___ Given information
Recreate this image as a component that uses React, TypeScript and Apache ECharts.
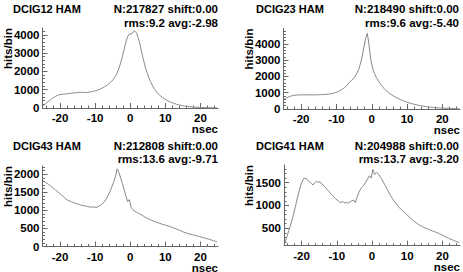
import React, { useEffect, useRef } from "react";
import * as echarts from "echarts";

// ---------- data ----------
const BIN_START = -25;
const BIN_WIDTH = 0.5;
const X_MIN = -25;
const X_MAX = 25;

const titles = ["DCIG12 HAM", "DCIG23 HAM", "DCIG43 HAM", "DCIG41 HAM"];
const statsLine1 = [
  "N:217827 shift:0.00",
  "N:218490 shift:0.00",
  "N:212808 shift:0.00",
  "N:204988 shift:0.00",
];
const statsLine2 = [
  "rms:9.2 avg:-2.98",
  "rms:9.6 avg:-5.40",
  "rms:13.6 avg:-9.71",
  "rms:13.7 avg:-3.20",
];
const xAxisName = "nsec";
const yAxisName = "hits/bin";

const xMajorTicks = [-20, -10, 0, 10, 20];
const xMinorTicks = [-24, -22, -18, -16, -14, -12, -8, -6, -4, -2, 2, 4, 6, 8, 12, 14, 16, 18, 22, 24];

const yMajorTicks = [
  [0, 1000, 2000, 3000, 4000],
  [0, 1000, 2000, 3000, 4000],
  [0, 500, 1000, 1500, 2000],
  [500, 1000, 1500],
];
const yMinorStep = [200, 200, 100, 100];
const yMin = [0, 0, 0, 118];
const yMax = [4370, 4950, 2230, 1888];

// hits per 0.5 ns bin, from -25 to 25 ns
const dcig12 = [
  120, 220, 300, 370, 440, 520, 590, 640, 690, 720,
  740, 750, 770, 760, 790, 800, 810, 820, 840, 830,
  850, 860, 850, 860, 840, 850, 870, 880, 900, 920,
  950, 980, 1010, 1060, 1110, 1170, 1230, 1300, 1380, 1470,
  1580, 1720, 1900, 2150, 2450, 2800, 3200, 3600, 3900, 4050,
  4020, 4150, 4200, 4120, 3850, 3500, 3050, 2650, 2250, 1950,
  1680, 1450, 1250, 1080, 940, 820, 720, 640, 560, 500,
  440, 390, 340, 300, 265, 230, 200, 175, 150, 130,
  115, 100, 88, 76, 66, 58, 50, 44, 38, 33,
  29, 25, 22, 19, 17, 15, 13, 11, 10, 9,
];
const dcig23 = [
  600, 660, 720, 770, 800, 830, 850, 860, 870, 860,
  870, 880, 860, 870, 880, 870, 860, 870, 880, 870,
  880, 890, 880, 900, 910, 920, 930, 950, 980, 1010,
  1050, 1100, 1160, 1230, 1310, 1400, 1530, 1650, 1760, 1860,
  1980, 2180, 2400, 2750, 3200, 3750, 4350, 4650, 3900, 3000,
  2500, 2200, 1950, 1780, 1600, 1450, 1320, 1200, 1100, 1010,
  930, 860, 790, 730, 670, 620, 570, 520, 480, 440,
  400, 365, 335, 305, 280, 255, 230, 210, 190, 170,
  155, 140, 125, 112, 100, 90, 80, 72, 64, 57,
  51, 45, 40, 36, 32, 28, 25, 22, 20, 18,
];
const dcig43 = [
  1820, 1780, 1750, 1720, 1680, 1640, 1600, 1560, 1530, 1480,
  1440, 1400, 1350, 1310, 1280, 1260, 1240, 1220, 1200, 1190,
  1170, 1150, 1140, 1130, 1120, 1110, 1100, 1090, 1090, 1100,
  1080, 1100, 1130, 1160, 1200, 1260, 1330, 1420, 1530, 1650,
  1780, 1920, 2150, 2060, 1900, 1750, 1580, 1400, 1250, 1300,
  1080, 1020, 980, 950, 920, 900, 870, 840, 810, 790,
  760, 740, 720, 700, 680, 660, 650, 630, 610, 600,
  585, 570, 555, 540, 520, 500, 480, 460, 440, 420,
  395, 380, 365, 350, 338, 325, 312, 300, 288, 276,
  262, 248, 234, 220, 206, 192, 176, 160, 143, 125,
];
const dcig41 = [
  180, 300, 420, 540, 680, 820, 980, 1150, 1300, 1450,
  1540, 1600, 1590, 1560, 1520, 1480, 1450, 1500, 1530, 1510,
  1520, 1470, 1440, 1400, 1350, 1310, 1260, 1220, 1180, 1140,
  1110, 1080, 1060, 1090, 1050, 1070, 1050, 1080, 1100, 1120,
  1060, 1180, 1280, 1360, 1410, 1450, 1520, 1580, 1650, 1600,
  1790, 1680, 1720, 1700, 1640, 1580, 1510, 1440, 1360, 1290,
  1220, 1160, 1100, 1050, 1000, 950, 920, 880, 850, 810,
  770, 740, 700, 670, 640, 610, 580, 560, 540, 520,
  500, 490, 470, 455, 440, 425, 410, 395, 378, 360,
  340, 320, 300, 282, 265, 250, 232, 215, 200, 190,
];
const panelValues = [dcig12, dcig23, dcig43, dcig41];

// ---------- layout / style ----------
const grids = [
  { left: 42.5, top: 28, width: 175.5, height: 80 },
  { left: 283.5, top: 28.5, width: 176.5, height: 80.5 },
  { left: 42.5, top: 166, width: 175.5, height: 80.5 },
  { left: 284, top: 165, width: 176, height: 80.7 },
];
const titlePos = [
  { x: 13, y: 8.5 },
  { x: 256, y: 8.5 },
  { x: 13, y: 145.5 },
  { x: 256, y: 145.5 },
];
const statsRight = [218, 459, 218, 459];
const statsY1 = [8.5, 8.5, 145.5, 145.5];
const statsY2 = [22.7, 22.7, 159, 159];
const yNameX = [8, 249, 8, 249];

const AXIS_COLOR = "#666";
const LINE_COLOR = "#888";
const FONT_FAMILY = "'Liberation Sans', Arial, sans-serif";
const TITLE_FONT = `bold 11px 'Liberation Sans', Arial, sans-serif`;
const STATS_FONT = `bold 11.5px 'Liberation Sans', Arial, sans-serif`;

// one point per bin centre
function histPoints(values: number[]) {
  return values.map((v, i) => [BIN_START + (i + 0.5) * BIN_WIDTH, v]);
}

function minorY(i: number) {
  const out: number[] = [];
  const step = yMinorStep[i];
  for (let v = Math.ceil(yMin[i] / step) * step; v <= yMax[i]; v += step) {
    if (!yMajorTicks[i].includes(v)) out.push(v);
  }
  return out;
}

function textEl(text: string, x: number, y: number, align: string, font: string, rotation = 0) {
  return {
    type: "text",
    x,
    y,
    rotation,
    style: {
      text,
      fill: "#000",
      font,
      align,
      verticalAlign: "middle",
      textAlign: align,
      textVerticalAlign: "middle",
    },
  };
}

export default function App() {
  const ref = useRef<HTMLDivElement>(null);
  useEffect(() => {
    if (!ref.current) return;
    const chart = echarts.init(ref.current, undefined, { renderer: "svg" });
    const labelStyle = {
      fontFamily: FONT_FAMILY,
      fontWeight: "bold" as const,
      fontSize: 11.5,
      color: "#000",
      formatter: (v: number) => String(v),
    };
    const xAxis: any[] = [];
    const yAxis: any[] = [];
    const series: any[] = [];
    const graphic: any[] = [];
    for (let i = 0; i < 4; i++) {
      xAxis.push({
        type: "value",
        gridIndex: i,
        min: X_MIN,
        max: X_MAX,
        position: "bottom",
        axisLine: { show: true, onZero: false, lineStyle: { color: AXIS_COLOR, width: 1 } },
        axisTick: { show: true, inside: true, length: 5, customValues: xMajorTicks, lineStyle: { color: AXIS_COLOR } },
        axisLabel: { show: true, customValues: xMajorTicks, margin: 4, ...labelStyle },
        splitLine: { show: false },
      });
      xAxis.push({
        type: "value",
        gridIndex: i,
        min: X_MIN,
        max: X_MAX,
        position: "bottom",
        axisLine: { show: false, onZero: false },
        axisTick: { show: true, inside: true, length: 2.5, customValues: xMinorTicks, lineStyle: { color: AXIS_COLOR } },
        axisLabel: { show: false },
        splitLine: { show: false },
      });
      yAxis.push({
        type: "value",
        gridIndex: i,
        min: yMin[i],
        max: yMax[i],
        position: "left",
        axisLine: { show: true, onZero: false, lineStyle: { color: AXIS_COLOR, width: 1 } },
        axisTick: { show: true, inside: true, length: 5, customValues: yMajorTicks[i], lineStyle: { color: AXIS_COLOR } },
        axisLabel: { show: true, customValues: yMajorTicks[i], margin: 3, ...labelStyle },
        splitLine: { show: false },
      });
      yAxis.push({
        type: "value",
        gridIndex: i,
        min: yMin[i],
        max: yMax[i],
        position: "left",
        axisLine: { show: false, onZero: false },
        axisTick: { show: true, inside: true, length: 2.5, customValues: minorY(i), lineStyle: { color: AXIS_COLOR } },
        axisLabel: { show: false },
        splitLine: { show: false },
      });
      series.push({
        type: "line",
        xAxisIndex: i * 2,
        yAxisIndex: i * 2,
        data: histPoints(panelValues[i]),
        showSymbol: false,
        symbol: "none",
        lineStyle: { color: LINE_COLOR, width: 1 },
        silent: true,
      });
      const g = grids[i];
      graphic.push(textEl(titles[i], titlePos[i].x, titlePos[i].y, "left", TITLE_FONT));
      graphic.push(textEl(statsLine1[i], statsRight[i], statsY1[i], "right", STATS_FONT));
      graphic.push(textEl(statsLine2[i], statsRight[i], statsY2[i], "right", STATS_FONT));
      graphic.push(textEl(xAxisName, g.left + g.width, g.top + g.height + 21, "right", STATS_FONT));
      graphic.push(textEl(yAxisName, yNameX[i], g.top + 20.5, "center", STATS_FONT, Math.PI / 2));
    }
    chart.setOption({
      animation: false,
      backgroundColor: "#fff",
      grid: grids.map((g) => ({ ...g, containLabel: false })),
      xAxis,
      yAxis,
      series,
      graphic,
    });
    return () => chart.dispose();
  }, []);
  return (
    <div
      ref={ref}
      style={{ position: "fixed", left: 0, top: 0, width: 463, height: 272 }}
    />
  );
}
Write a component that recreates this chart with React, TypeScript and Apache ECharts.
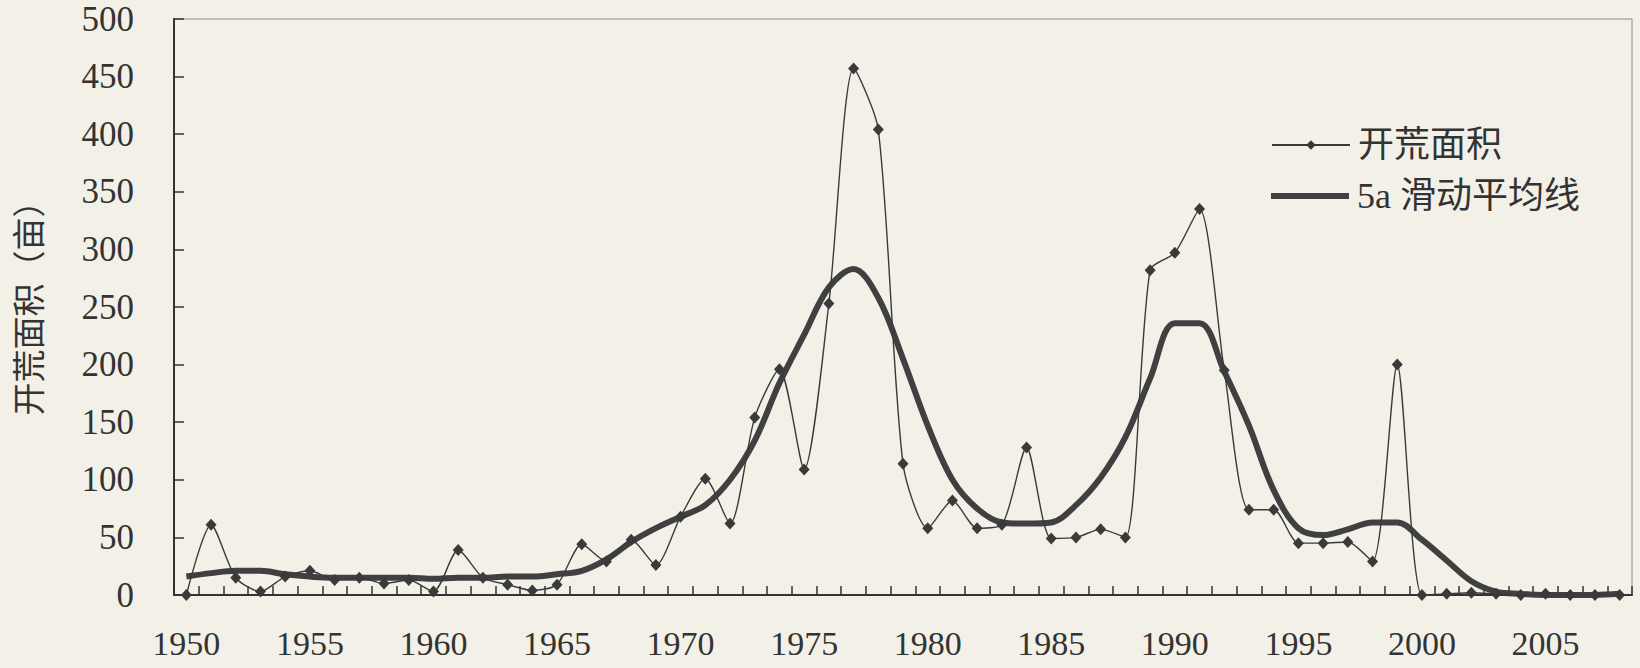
import React, { useEffect, useRef } from "react";
import * as echarts from "echarts";

const years: string[] = [
  "1950","1951","1952","1953","1954","1955","1956","1957","1958","1959",
  "1960","1961","1962","1963","1964","1965","1966","1967","1968","1969",
  "1970","1971","1972","1973","1974","1975","1976","1977","1978","1979",
  "1980","1981","1982","1983","1984","1985","1986","1987","1988","1989",
  "1990","1991","1992","1993","1994","1995","1996","1997","1998","1999",
  "2000","2001","2002","2003","2004","2005","2006","2007","2008",
];

const reclaimedArea: number[] = [
  0, 61, 15, 3, 16, 21, 13, 15, 10, 13,
  3, 39, 15, 9, 4, 9, 44, 29, 48, 26,
  68, 101, 62, 154, 196, 109, 253, 457, 404, 114,
  58, 82, 58, 61, 128, 49, 50, 57, 50, 282,
  297, 335, 195, 74, 74, 45, 45, 46, 29, 200,
  0, 1, 2, 1, 0, 1, 0, 0, 0,
];

const movingAverage: number[] = [
  16, 19, 21, 21, 18, 16, 15, 15, 15, 15,
  14, 15, 15, 16, 16, 18, 21, 31, 46, 58,
  68, 78, 100, 134, 184, 226, 267, 283, 258, 205,
  147, 100, 75, 63, 62, 63, 78, 102, 137, 188,
  236, 236, 194, 147, 91, 58, 52, 57, 63, 63,
  48, 30, 12, 3, 1, 0, 0, 0, 1,
];

const seriesNames: string[] = ["开荒面积", "5a 滑动平均线"];
const yAxisTitle = "开荒面积（亩）";

const BG = "#f3f1e7";
const INK = "#333333";
const SERIF = "'Liberation Serif', 'Noto Sans CJK SC', serif";

export default function App() {
  const ref = useRef<HTMLDivElement>(null);

  useEffect(() => {
    document.body.style.margin = "0";
    document.body.style.background = BG;
    if (!ref.current) return;
    const chart = echarts.init(ref.current, undefined, { renderer: "svg" });
    const legendText = {
      fontFamily: SERIF,
      fontSize: 36,
      color: INK,
      padding: [0, 0, 0, 3],
    };
    chart.setOption({
      animation: false,
      backgroundColor: BG,
      grid: {
        left: 174,
        right: 8,
        top: 19,
        bottom: 73,
        show: true,
        borderColor: "#8a8a8a",
        borderWidth: 1,
        backgroundColor: "transparent",
      },
      graphic: [
        {
          type: "text",
          x: 27,
          y: 300,
          rotation: Math.PI / 2,
          style: {
            text: yAxisTitle,
            fontFamily: "'Noto Sans CJK SC', sans-serif",
            fontSize: 33,
            fill: INK,
            align: "center",
            verticalAlign: "middle",
          },
        },
      ],
      legend: [
        {
          padding: 0,
          left: 1271,
          top: 127,
          itemWidth: 78,
          itemHeight: 12,
          data: [seriesNames[0]],
          textStyle: legendText,
        },
        {
          padding: 0,
          left: 1271,
          top: 178,
          itemWidth: 78,
          itemHeight: 6,
          data: [{ name: seriesNames[1], icon: "rect" }],
          itemStyle: { color: "#404040" },
          textStyle: legendText,
        },
      ],
      xAxis: {
        type: "category",
        data: years,
        boundaryGap: true,
        axisLine: { show: true, lineStyle: { color: INK, width: 2 } },
        axisTick: {
          show: true,
          inside: true,
          length: 9,
          interval: 0,
          lineStyle: { color: INK, width: 1.5 },
        },
        axisLabel: {
          interval: 4,
          margin: 31,
          fontFamily: SERIF,
          fontSize: 34,
          color: INK,
        },
        splitLine: { show: false },
      },
      yAxis: {
        type: "value",
        min: 0,
        max: 500,
        interval: 50,
        axisLine: { show: true, lineStyle: { color: INK, width: 2 } },
        axisTick: {
          show: true,
          inside: true,
          length: 10,
          lineStyle: { color: INK, width: 1.5 },
        },
        axisLabel: {
          margin: 40,
          fontFamily: SERIF,
          fontSize: 35,
          color: INK,
        },
        splitLine: { show: false },
      },
      series: [
        {
          name: seriesNames[0],
          type: "line",
          data: reclaimedArea,
          smooth: 0.25,
          symbol: "diamond",
          symbolSize: [11, 12],
          showSymbol: true,
          lineStyle: { color: "#3a3a3a", width: 1.4 },
          itemStyle: { color: "#3a3a3a" },
          z: 3,
        },
        {
          name: seriesNames[1],
          type: "line",
          data: movingAverage,
          smooth: 0.35,
          symbol: "none",
          showSymbol: false,
          lineStyle: { color: "#404040", width: 6 },
          itemStyle: { color: "#404040" },
          z: 2,
        },
      ],
    });
    return () => chart.dispose();
  }, []);

  return <div ref={ref} style={{ width: 1640, height: 668 }} />;
}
______
- **Aim**:
The lines from the start of the entries above through the one containing "const yMax = [4370, 4950, 2230, 1888];" are to be retyped exactly, and no others. Pictures are left out.

- **Response**:
Recreate this image as a component that uses React, TypeScript and Apache ECharts.
import React, { useEffect, useRef } from "react";
import * as echarts from "echarts";

// ---------- data ----------
const BIN_START = -25;
const BIN_WIDTH = 0.5;
const X_MIN = -25;
const X_MAX = 25;

const titles = ["DCIG12 HAM", "DCIG23 HAM", "DCIG43 HAM", "DCIG41 HAM"];
const statsLine1 = [
  "N:217827 shift:0.00",
  "N:218490 shift:0.00",
  "N:212808 shift:0.00",
  "N:204988 shift:0.00",
];
const statsLine2 = [
  "rms:9.2 avg:-2.98",
  "rms:9.6 avg:-5.40",
  "rms:13.6 avg:-9.71",
  "rms:13.7 avg:-3.20",
];
const xAxisName = "nsec";
const yAxisName = "hits/bin";

const xMajorTicks = [-20, -10, 0, 10, 20];
const xMinorTicks = [-24, -22, -18, -16, -14, -12, -8, -6, -4, -2, 2, 4, 6, 8, 12, 14, 16, 18, 22, 24];

const yMajorTicks = [
  [0, 1000, 2000, 3000, 4000],
  [0, 1000, 2000, 3000, 4000],
  [0, 500, 1000, 1500, 2000],
  [500, 1000, 1500],
];
const yMinorStep = [200, 200, 100, 100];
const yMin = [0, 0, 0, 118];
const yMax = [4370, 4950, 2230, 1888];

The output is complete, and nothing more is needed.